Map of registered sites for OSD 2014

OSD partnerships

Endorsement of the community and fruitful partnerships are essential. Supported by the Argonne National Laboratory, the generous cooperation with the Earth Microbiome Project (EMP) [7] enabled us to perform amplicon sequencing for OSD pilot events; these were conducted on each of the solstices in 2012 and 2013. In return, OSD data is EMP compliant and contributes towards construction of a global catalog of microbial diversity [7]. Cooperation with the LifeWatch project secured additional 18S rRNA gene sequencing, while Pacific Bioscience contributed sequencing of near-full-length 16S rRNA gene amplicons and metagenomes from selected OSD sampling sites.
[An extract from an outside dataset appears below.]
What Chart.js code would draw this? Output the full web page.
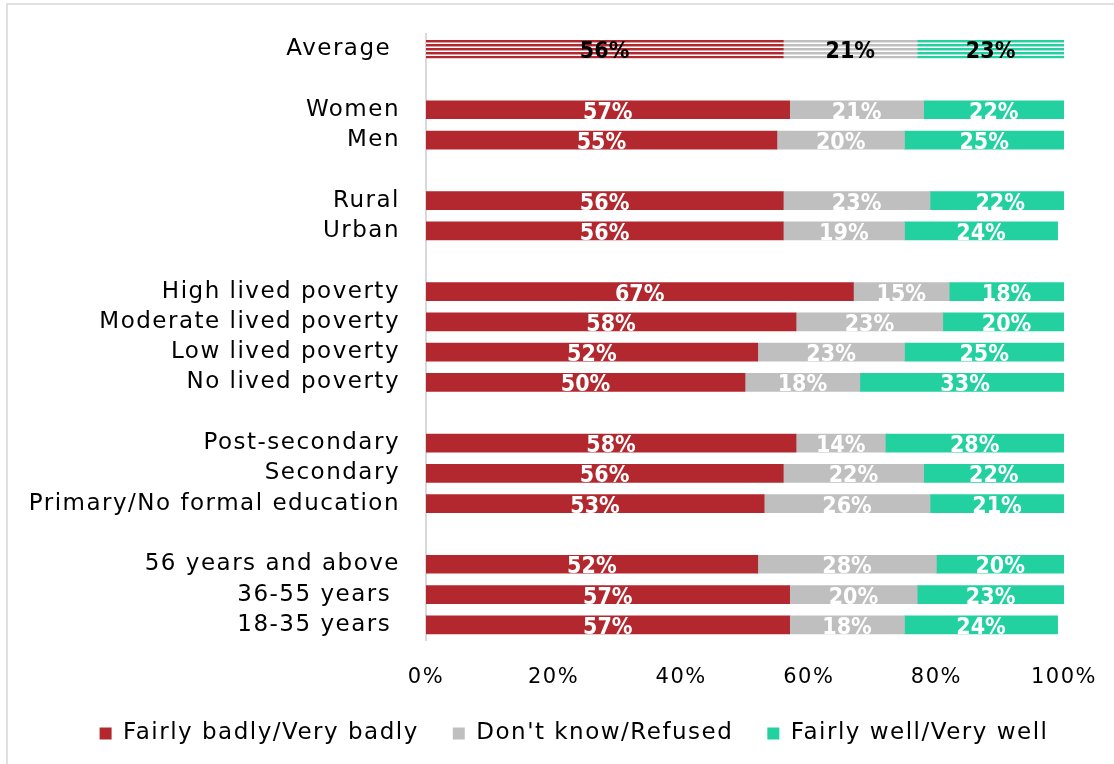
<!DOCTYPE html>
<html>
<head>
<meta charset="utf-8">
<script src="https://cdn.jsdelivr.net/npm/chart.js@4.4.1/dist/chart.umd.min.js"></script>
<style>
  html, body { margin: 0; padding: 0; background: #fff; }
  #wrap { position: relative; width: 1114px; height: 764px; }
</style>
</head>
<body>
<div id="wrap"><canvas id="chart" width="1114" height="764"></canvas></div>
<script>
const ctx = document.getElementById('chart');

// Categorías (las vacías dejan el hueco entre grupos)
const categories = ['Average ', '', 'Women', 'Men', '', 'Rural', 'Urban', '',
    'High lived poverty', 'Moderate lived poverty', 'Low lived poverty', 'No lived poverty', '',
    'Post-secondary', 'Secondary', 'Primary/No formal education', '',
    '56 years and above', '36-55 years ', '18-35 years '];

const badly    = [56, null, 57, 55, null, 56, 56, null, 67, 58, 52, 50, null, 58, 56, 53, null, 52, 57, 57];
const dontKnow = [21, null, 21, 20, null, 23, 19, null, 15, 23, 23, 18, null, 14, 22, 26, null, 28, 20, 18];
const well     = [23, null, 22, 25, null, 22, 24, null, 18, 20, 25, 33, null, 28, 22, 21, null, 20, 23, 24];

const seriesNames = ['Fairly badly/Very badly', "Don't know/Refused", 'Fairly well/Very well'];
const xTicks = [0, 20, 40, 60, 80, 100];

const colores = ['#B2282E', '#BFBFBF', '#23D1A0'];

// Rayado horizontal para la barra del promedio
function rayas(color) {
    const c = document.createElement('canvas');
    c.width = 8; c.height = 4;
    const g = c.getContext('2d');
    g.fillStyle = '#fff';
    g.fillRect(0, 0, 8, 4);
    g.fillStyle = color;
    g.fillRect(0, 0, 8, 2);
    g.globalAlpha = 0.45;
    g.fillRect(0, 2, 8, 1);
    return g.createPattern(c, 'repeat');
}

function dataset(label, data, i) {
    const pat = rayas(colores[i]);
    return {
        label: label,
        data: data,
        backgroundColor: (c) => c.dataIndex === 0 ? pat : colores[i],
        borderWidth: 0,
        barThickness: 18
    };
}

// Texto de ejes y leyenda un poco más espaciado; leyenda algo a la derecha
const espaciado = {
    id: 'espaciado',
    beforeLayout(chart) { chart.ctx.letterSpacing = '1.5px'; },
    afterLayout(chart) {
        chart.legend.left += 42;
        chart.legend.right += 42;
    },
    beforeDraw(chart) { chart.ctx.letterSpacing = '1.5px'; }
};

// Etiquetas de valor dentro de cada segmento
const etiquetas = {
    id: 'etiquetas',
    afterDatasetsDraw(chart) {
        const g = chart.ctx;
        g.save();
        g.letterSpacing = '0px';
        g.font = "bold 23px 'DejaVu Sans', sans-serif";
        if ('fontStretch' in g) g.fontStretch = 'condensed';
        g.textAlign = 'center';
        g.textBaseline = 'middle';
        chart.data.datasets.forEach((ds, di) => {
            chart.getDatasetMeta(di).data.forEach((bar, i) => {
                const v = ds.data[i];
                if (v === null) return;
                const p = bar.getProps(['x', 'base', 'y'], true);
                g.fillStyle = i === 0 ? '#000' : '#fff';
                g.fillText(v + '%', (p.x + p.base) / 2, p.y + 3);
            });
        });
        g.restore();
    }
};

// Marco gris del gráfico (arriba e izquierda)
const marco = {
    id: 'marco',
    beforeDraw(chart) {
        const g = chart.ctx;
        g.save();
        g.fillStyle = '#E0E0E0';
        g.fillRect(6, 3, chart.width - 6, 2);
        g.fillRect(6, 3, 2, chart.height - 3);
        g.restore();
    }
};

const fuente = "'DejaVu Sans', sans-serif";

new Chart(ctx, {
    type: 'bar',
    data: {
        labels: categories,
        datasets: [
            dataset(seriesNames[0], badly, 0),
            dataset(seriesNames[1], dontKnow, 1),
            dataset(seriesNames[2], well, 2)
        ]
    },
    options: {
        indexAxis: 'y',
        responsive: false,
        animation: false,
        devicePixelRatio: 1,
        layout: { padding: { top: 34, right: 50, bottom: 9, left: 0 } },
        scales: {
            x: {
                stacked: true,
                min: 0,
                max: 100,
                afterBuildTicks: (s) => { s.ticks = xTicks.map(v => ({ value: v })); },
                afterFit: (s) => { s.height = 48; },
                grid: { display: false },
                border: { display: false },
                ticks: {
                    color: '#000',
                    padding: 17,
                    font: { family: fuente, size: 21 },
                    callback: (v) => v + '%'
                }
            },
            y: {
                stacked: true,
                afterFit: (s) => {
                    s.width = 426;
                    s.paddingTop = 0;
                    s.paddingBottom = 0;
                },
                grid: { display: false, drawTicks: false },
                border: { color: '#D9D9D9', width: 2 },
                ticks: {
                    color: '#000',
                    padding: 26,
                    autoSkip: false,
                    font: { family: fuente, size: 23 }
                }
            }
        },
        plugins: {
            legend: {
                position: 'bottom',
                labels: {
                    color: '#000',
                    boxWidth: 12,
                    boxHeight: 12,
                    padding: 34,
                    font: { family: fuente, size: 23 },
                    generateLabels: (chart) => chart.data.datasets.map((ds, i) => ({
                        text: ds.label,
                        fillStyle: colores[i],
                        strokeStyle: colores[i],
                        lineWidth: 0,
                        fontColor: '#000',
                        datasetIndex: i
                    }))
                }
            },
            tooltip: { enabled: false }
        }
    },
    plugins: [espaciado, marco, etiquetas]
});
</script>
</body>
</html>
Moreover, the partnership with the Smithsonian Institute’s Global Genome Initiative for long-term bioarchiving of all OSD samples enables the community to re-analyze the samples in the future.

OSD beyond 2014

The OSD Consortium aims to expand in terms of sites and methods, as well as towards multicellular organisms. Future key tasks are to align closely with the Genomic Observatories (GOs) Network [8] towards biocoding the ocean, as well as to secure long-term resources and commitments to create an OSD time-series. The mid-term vision of the OSD Consortium is to generate microbial Essential Biodiversity Variables (EBV) data [9]. The envisioned regular OSD events would qualify for the candidate EBVs “Species populations” and “Community composition” to indicate, for example, vulnerability of ecosystems and climatic impacts on community composition. In the long term such indicators may be incorporated into the Ocean Health Index (OHI) [10], which currently excludes microorganisms from biodiversity assessment due to the lack of reliable data. OSD has the potential to close that gap and amend EBV and OHI by expanding oceanic monitoring towards microbes. This could lead to a global system of harmonized observations to inform scientists and policy-makers.

Conclusions

This commentary outlines the process for creating, managing and formalizing the OSD Consortium and describes its vision for a sustainable study of marine microbes. As we move forward, we will continue to explore and expand the scope of OSD beyond 2014. The idea of an OSD time-series is still in its early days but incorporating the OSD data set as EBVs and in the OHI is a strong source of motivation since this could pave the way to prioritize scientific research and raise public awareness for the unseen majority of the world’s oceans.